Shatter the Glasgow Facade

By FRANK LINGO

Ya gotta love the ditty that activist Greta Thunberg led protesters in outside the United Nations’ COP26 (Conference of the Parties) in Glasgow, Scotland:

“You can shove your climate crisis up your arse,” sung to the tune of “She’ll be coming ’round the mountain.”

After the song, Thunberg elaborated. “Inside COP there are just politicians and people in power pretending to take our future seriously.” And, “We say no more blah blah blah, no more exploitation of people, and nature and the planet...we’re not going to let them get away with it any more.”

The Swedish teenager has a valid point. Past COPs have produced lofty goals that mostly have been unmet. OK, calling them mostly unmet is a euphemism for abysmally failed.

US President Joe Biden addressed the conference with the oratorical force of a Martin Luther King Jr.

Not.

Sure, he’s a vast improvement on climate-denier Trump but Biden’s listeners must have struggled to stay awake as his monotone droned on as bland as dry toast. His message was fine, but Joe has never learned how to punch up a speech.
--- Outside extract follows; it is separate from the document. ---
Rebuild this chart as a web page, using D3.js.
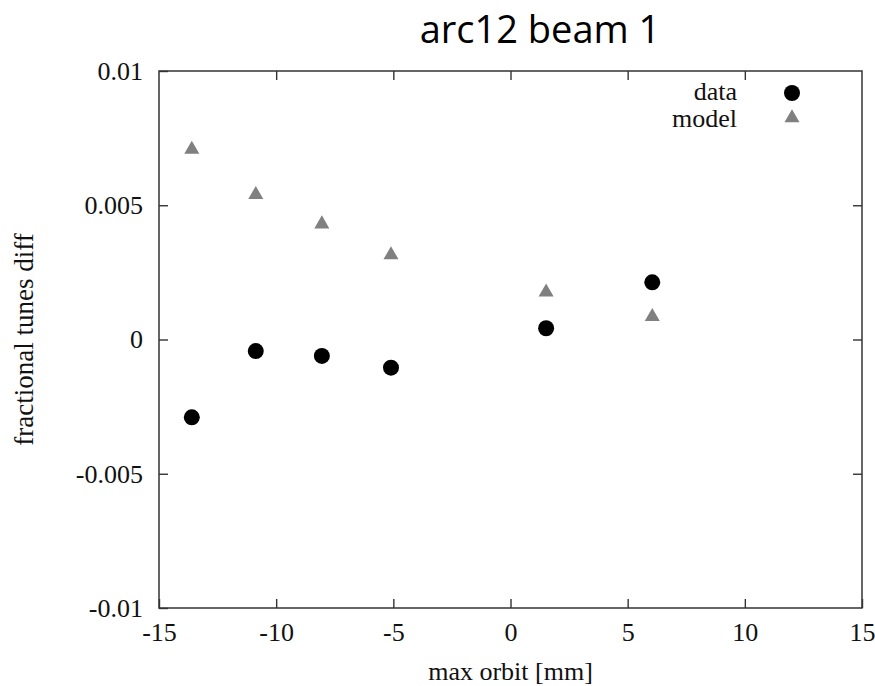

Biden criticized China’s Xi Jinping for skipping the conference. China is the biggest polluter in the world with coal plants covering the country, but they are a bit schizophrenic, because they are leading the world in production of solar panels.

It bodes poorly for reversing the climate crisis if the world’s most populous country doesn’t show up. Russia was also too busy repressing the opposition to participate.

The European Union has made strides to reduce its emissions, but its reliance on natural gas (much of it from Russia) with its rising price has hampered a conversion to renewables. You’d think the high price of gas would stimulate the switch to wind and solar, but we’ll see.

Sunny old Greece, for one, is making serious efforts to go carbon-free. Greece has been strapped with ginormous debt for decades but the transition to renewables has started to get its economy moving again.

Snowy old Germany, for another, is now producing over half its power with renewables, mostly wind. However, limits that politicians put on government subsidies will hamper further progress unless they are extended.

Yeah, it’s usually about the money, isn’t it?

The Wall Street Journal Oct. 30 edition featured a full-page story about the trillions of dollars it will cost to get off fossil fuels. Leave it to the bible of bankers to focus on the financials. It’s important to stress the urgency of the climate crisis regardless of the costs, but let’s also rejoice in the jobs juggernaut the conversion will create.

Meanwhile in the USA, executives of Big Oil appeared before a Congressional committee to deny the fact that they knew decades ago their product would cause great harm to the atmosphere. Despite their secret research showing the truth, the oil companies spent many millions on a campaign of disinformation to deceive and downplay the dangers of burning oil.

That was then. So now, are the oil companies really changing their ways to help protect the planet?

Science magazine said in October that only two of the world’s 52 biggest oil and gas companies have even set goals that would meet the emissions standards of the 2015 Paris Agreement. Even in Covid’s mobility-reduced year 2020, the world still consumed 88 million barrels a day. Except for 2020 and the 2009 financial crisis, oil consumption has gone up worldwide every year for decades.

Why would Big Oil change when they are banking billions by being bullies?

So back in Glasgow, do any of the COP26 goals amount to anything tangible?

The pledge to end deforestation is admirable. At least it will be if it actually happens. Those of us who like to breathe would appreciate it. Excuse my doubts, but in 2014 there was also a plan to cut deforestation in half by 2020. Instead, cutting down of forests actually increased dramatically. As before, this agreement isn’t binding.

The new plan for reducing emissions of methane is critical, because methane is far worse than carbon dioxide in causing the greenhouse effect. Again it’s a wish not a requirement and will need the gas and oil companies to cooperate.

Being good citizens of the Earth, those oil and gas companies will do everything they can to help, I’m sure.